Kasus penipuan lain yang fenomenal, paket perjalanan umrah berbiaya murah ala PT First Anugerah Karya Wisata (First Travel). Pemilik perusahaan, pasangan suami istri Andika Surachman dan Anniesa Desvitasari Hasibuan, menawarkan paket dengan harga Rp 14,3 juta saat harga paket wajarnya Rp 19 juta-Rp 22 juta.
Menelusuri data First Travel, ada 72.682 orang yang sudah membayar untuk paket umrah bulan Desember 2016 hingga Mei 2018. Dari jumlah tersebut, baru 14.000-an orang atau 19,26 persen yang sudah diberangkatkan (Kompas, 30/8/2017).

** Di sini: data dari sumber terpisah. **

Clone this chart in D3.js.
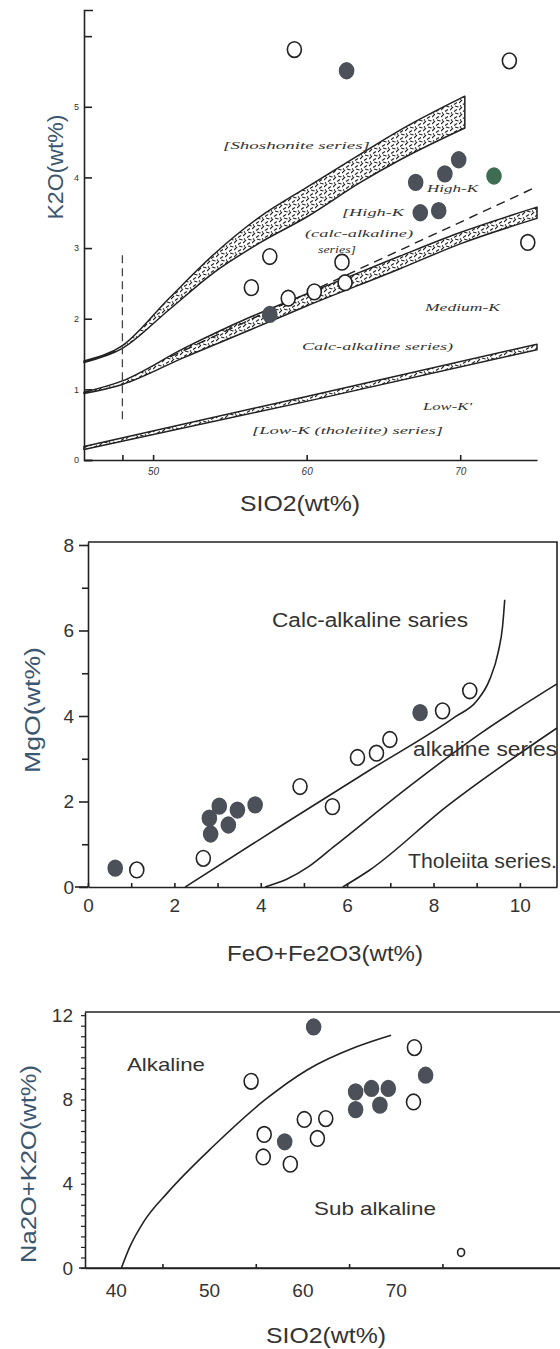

Dalam pandangan guru besar sosiologi ekonomi Universitas Airlangga, Bagong Suyanto, jerat mujarab penipuan dengan resep iming-iming keuntungan besar amat terkait dengan mentalitas jalan pintas di masyarakat. Cara memperoleh banyak uang dalam tempo cepat senantiasa memikat.
Namun, Bagong juga melihat mentalitas itu terbentuk karena tidak ramahnya struktur sosial bagi masyarakat kalangan menengah ke bawah. ”Orang susah naik kelas karena peluangnya terbatas,” ujarnya.
Pada satu titik, kondisi tersebut kemungkinan memicu frustrasi sehingga sejumlah warga jadi sasaran empuk penipu yang menebar janji uang instan. Ini membuat imbauan saja tidaklah cukup untuk membuat masyarakat mewaspadai modus-modus penipuan.
Bagong merekomendasikan agar pemerintah terlibat menciptakan banyak pintu bagi warga untuk naik kelas, misalnya dengan mendorong tumbuhnya usaha-usaha alternatif dan mencegah terjadinya monopoli usaha.
Ia mencontohkan, ada pengusaha yang menguasai bisnis dari hulu hingga hilir sehingga pasar hanya dikuasai segelintir orang. Jika kesempatan usaha bisa diakses banyak orang, potensi warga terjerat penipuan berkurang.
Sepanjang kesempatan warga untuk naik kelas terbatas, selama itu pula sasaran empuk terus tersedia bagi jiwa-jiwa penipu yang kerasukan ”arwah Ponzi”.